REQUIRED TASK -
Reproduce exactly and only the lines running from the one with "Give me the Plotly source for this chart." through the one with "-1110, -1110, -1110]", both end lines included.
-------- DATA SUPPLIED --------
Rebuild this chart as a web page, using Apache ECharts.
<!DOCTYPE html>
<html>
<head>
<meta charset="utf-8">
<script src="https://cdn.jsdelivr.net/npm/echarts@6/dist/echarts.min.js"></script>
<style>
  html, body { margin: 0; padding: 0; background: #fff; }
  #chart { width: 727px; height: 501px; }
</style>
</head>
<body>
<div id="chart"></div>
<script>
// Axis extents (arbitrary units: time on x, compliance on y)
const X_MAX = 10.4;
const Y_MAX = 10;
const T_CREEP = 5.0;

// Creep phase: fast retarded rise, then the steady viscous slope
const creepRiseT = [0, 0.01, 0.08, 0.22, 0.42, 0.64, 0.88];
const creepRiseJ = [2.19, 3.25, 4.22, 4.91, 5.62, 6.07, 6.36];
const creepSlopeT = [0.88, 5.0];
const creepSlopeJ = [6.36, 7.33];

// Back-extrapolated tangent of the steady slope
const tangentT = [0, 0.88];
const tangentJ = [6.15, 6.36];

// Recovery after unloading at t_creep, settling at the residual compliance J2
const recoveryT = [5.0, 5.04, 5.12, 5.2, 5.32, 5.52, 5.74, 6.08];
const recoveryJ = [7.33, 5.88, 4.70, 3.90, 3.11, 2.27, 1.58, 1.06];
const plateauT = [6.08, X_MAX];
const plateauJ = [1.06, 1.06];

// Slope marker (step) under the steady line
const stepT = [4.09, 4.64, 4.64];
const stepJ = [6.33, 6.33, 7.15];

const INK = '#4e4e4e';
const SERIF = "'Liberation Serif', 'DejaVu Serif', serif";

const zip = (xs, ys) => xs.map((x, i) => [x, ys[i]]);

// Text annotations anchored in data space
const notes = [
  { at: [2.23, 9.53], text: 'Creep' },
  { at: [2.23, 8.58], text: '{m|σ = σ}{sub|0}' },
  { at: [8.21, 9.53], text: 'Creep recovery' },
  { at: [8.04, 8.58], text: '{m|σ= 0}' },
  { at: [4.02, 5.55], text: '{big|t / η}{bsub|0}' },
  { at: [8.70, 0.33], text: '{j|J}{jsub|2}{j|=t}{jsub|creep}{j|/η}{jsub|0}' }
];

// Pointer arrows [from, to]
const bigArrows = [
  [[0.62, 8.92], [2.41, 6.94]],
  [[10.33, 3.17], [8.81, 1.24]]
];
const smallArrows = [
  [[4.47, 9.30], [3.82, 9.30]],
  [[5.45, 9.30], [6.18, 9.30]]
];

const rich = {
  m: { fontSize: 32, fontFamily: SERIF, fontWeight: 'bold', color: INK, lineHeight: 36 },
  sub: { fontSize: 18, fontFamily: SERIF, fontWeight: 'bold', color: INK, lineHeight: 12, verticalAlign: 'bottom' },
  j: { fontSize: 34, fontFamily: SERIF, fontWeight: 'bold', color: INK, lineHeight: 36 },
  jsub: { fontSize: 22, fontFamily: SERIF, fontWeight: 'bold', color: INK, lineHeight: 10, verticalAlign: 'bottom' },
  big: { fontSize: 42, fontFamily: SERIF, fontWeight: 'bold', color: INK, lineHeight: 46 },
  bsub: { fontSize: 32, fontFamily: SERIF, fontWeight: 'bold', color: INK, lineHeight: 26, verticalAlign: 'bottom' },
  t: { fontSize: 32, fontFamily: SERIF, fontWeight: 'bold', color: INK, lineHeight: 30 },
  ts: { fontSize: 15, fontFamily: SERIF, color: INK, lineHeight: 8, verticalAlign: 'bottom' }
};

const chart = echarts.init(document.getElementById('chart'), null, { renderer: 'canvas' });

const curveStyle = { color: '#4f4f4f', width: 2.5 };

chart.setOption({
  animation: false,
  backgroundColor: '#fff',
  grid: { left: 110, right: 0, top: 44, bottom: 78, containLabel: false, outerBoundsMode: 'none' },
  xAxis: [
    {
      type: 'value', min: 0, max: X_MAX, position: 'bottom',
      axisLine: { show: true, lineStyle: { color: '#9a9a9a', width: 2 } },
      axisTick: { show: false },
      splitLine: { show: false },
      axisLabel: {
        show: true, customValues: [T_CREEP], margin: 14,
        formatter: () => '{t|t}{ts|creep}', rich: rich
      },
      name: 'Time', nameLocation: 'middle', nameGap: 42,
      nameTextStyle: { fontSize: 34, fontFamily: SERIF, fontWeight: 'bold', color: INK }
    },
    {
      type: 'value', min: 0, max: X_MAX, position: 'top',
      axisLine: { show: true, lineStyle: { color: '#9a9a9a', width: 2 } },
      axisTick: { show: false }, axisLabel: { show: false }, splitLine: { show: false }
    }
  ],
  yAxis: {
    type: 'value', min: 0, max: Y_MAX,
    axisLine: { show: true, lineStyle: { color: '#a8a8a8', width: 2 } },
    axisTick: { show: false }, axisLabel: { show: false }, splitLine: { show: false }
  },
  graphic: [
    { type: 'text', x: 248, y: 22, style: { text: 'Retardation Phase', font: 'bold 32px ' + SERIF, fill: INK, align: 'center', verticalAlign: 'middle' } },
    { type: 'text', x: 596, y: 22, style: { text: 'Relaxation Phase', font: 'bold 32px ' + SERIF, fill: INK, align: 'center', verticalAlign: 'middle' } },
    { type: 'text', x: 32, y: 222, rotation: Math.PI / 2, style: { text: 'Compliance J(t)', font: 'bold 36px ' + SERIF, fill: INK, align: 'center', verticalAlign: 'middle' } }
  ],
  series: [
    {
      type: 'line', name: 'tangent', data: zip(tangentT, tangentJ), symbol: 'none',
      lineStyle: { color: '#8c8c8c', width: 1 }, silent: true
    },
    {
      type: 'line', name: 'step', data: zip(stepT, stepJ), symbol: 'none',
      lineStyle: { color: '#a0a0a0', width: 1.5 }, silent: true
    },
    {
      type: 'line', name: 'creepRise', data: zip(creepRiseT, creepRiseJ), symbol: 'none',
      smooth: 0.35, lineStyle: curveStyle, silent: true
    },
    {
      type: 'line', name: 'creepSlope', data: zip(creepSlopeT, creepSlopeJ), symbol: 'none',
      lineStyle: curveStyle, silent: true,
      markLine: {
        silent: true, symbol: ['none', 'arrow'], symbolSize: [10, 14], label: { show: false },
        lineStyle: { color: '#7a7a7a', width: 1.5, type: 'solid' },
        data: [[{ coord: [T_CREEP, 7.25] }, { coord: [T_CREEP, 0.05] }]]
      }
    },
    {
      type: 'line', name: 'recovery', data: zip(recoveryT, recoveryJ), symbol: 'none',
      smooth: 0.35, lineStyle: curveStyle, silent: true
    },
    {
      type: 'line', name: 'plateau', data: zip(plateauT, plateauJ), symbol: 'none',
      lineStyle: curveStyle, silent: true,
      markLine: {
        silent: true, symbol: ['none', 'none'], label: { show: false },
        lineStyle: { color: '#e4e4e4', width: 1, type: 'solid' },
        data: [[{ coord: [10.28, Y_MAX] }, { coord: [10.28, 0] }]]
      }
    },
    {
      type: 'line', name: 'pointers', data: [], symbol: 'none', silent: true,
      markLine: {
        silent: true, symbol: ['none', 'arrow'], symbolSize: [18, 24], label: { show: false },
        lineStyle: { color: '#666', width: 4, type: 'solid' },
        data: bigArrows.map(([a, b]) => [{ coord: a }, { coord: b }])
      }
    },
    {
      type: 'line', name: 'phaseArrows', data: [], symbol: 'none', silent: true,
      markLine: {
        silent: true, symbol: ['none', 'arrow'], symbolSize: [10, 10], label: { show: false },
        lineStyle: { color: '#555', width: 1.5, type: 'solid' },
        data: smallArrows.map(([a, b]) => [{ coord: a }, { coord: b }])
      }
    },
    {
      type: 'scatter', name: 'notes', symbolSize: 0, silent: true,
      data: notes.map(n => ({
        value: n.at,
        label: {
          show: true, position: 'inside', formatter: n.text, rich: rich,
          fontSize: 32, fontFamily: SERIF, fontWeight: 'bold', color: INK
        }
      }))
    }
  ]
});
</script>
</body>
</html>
--------
-------- DATA SUPPLIED --------
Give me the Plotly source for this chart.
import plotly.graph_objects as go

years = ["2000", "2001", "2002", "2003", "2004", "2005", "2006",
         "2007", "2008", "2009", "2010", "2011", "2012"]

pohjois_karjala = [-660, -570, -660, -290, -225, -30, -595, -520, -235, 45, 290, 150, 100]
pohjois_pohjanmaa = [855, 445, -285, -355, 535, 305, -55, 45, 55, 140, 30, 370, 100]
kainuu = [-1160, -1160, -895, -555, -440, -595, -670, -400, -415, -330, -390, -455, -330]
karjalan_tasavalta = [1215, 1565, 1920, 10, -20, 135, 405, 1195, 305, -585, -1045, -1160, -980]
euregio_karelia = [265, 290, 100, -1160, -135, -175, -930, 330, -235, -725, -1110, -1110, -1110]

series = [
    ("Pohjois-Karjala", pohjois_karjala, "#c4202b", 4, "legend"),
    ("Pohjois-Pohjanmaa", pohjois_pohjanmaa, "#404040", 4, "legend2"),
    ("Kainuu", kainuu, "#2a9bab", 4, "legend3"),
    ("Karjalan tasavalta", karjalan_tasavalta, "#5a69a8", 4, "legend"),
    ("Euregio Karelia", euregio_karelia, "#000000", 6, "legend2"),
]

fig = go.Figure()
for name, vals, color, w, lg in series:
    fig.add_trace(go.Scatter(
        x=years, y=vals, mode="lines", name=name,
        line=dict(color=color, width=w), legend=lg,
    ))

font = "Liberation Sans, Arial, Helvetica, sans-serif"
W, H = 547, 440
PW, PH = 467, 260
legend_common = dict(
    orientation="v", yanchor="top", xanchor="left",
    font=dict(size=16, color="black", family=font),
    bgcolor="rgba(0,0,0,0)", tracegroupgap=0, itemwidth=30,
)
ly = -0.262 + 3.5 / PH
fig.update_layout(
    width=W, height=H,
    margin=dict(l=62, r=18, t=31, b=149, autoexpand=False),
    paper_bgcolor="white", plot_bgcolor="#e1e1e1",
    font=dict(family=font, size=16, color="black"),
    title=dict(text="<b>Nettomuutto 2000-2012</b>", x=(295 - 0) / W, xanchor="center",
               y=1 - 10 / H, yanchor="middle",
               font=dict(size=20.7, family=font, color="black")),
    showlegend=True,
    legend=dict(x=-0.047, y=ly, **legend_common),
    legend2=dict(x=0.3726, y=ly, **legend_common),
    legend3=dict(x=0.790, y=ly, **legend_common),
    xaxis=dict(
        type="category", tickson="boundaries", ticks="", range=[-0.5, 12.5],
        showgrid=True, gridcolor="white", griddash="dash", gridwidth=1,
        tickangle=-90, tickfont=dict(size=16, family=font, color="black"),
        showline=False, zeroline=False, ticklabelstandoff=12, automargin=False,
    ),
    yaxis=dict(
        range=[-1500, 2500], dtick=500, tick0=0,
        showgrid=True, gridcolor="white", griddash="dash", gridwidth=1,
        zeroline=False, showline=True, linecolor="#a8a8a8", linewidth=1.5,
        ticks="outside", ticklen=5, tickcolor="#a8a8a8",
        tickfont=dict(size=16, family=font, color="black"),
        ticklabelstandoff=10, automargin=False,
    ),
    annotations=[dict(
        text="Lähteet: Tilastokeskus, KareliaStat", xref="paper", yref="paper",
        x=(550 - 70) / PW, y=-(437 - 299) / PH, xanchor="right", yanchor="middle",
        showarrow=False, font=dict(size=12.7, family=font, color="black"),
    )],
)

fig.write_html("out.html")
--------
RESULT FOR THIS EXERCISE -
Give me the Plotly source for this chart.
import plotly.graph_objects as go

years = ["2000", "2001", "2002", "2003", "2004", "2005", "2006",
         "2007", "2008", "2009", "2010", "2011", "2012"]

pohjois_karjala = [-660, -570, -660, -290, -225, -30, -595, -520, -235, 45, 290, 150, 100]
pohjois_pohjanmaa = [855, 445, -285, -355, 535, 305, -55, 45, 55, 140, 30, 370, 100]
kainuu = [-1160, -1160, -895, -555, -440, -595, -670, -400, -415, -330, -390, -455, -330]
karjalan_tasavalta = [1215, 1565, 1920, 10, -20, 135, 405, 1195, 305, -585, -1045, -1160, -980]
euregio_karelia = [265, 290, 100, -1160, -135, -175, -930, 330, -235, -725, -1110, -1110, -1110]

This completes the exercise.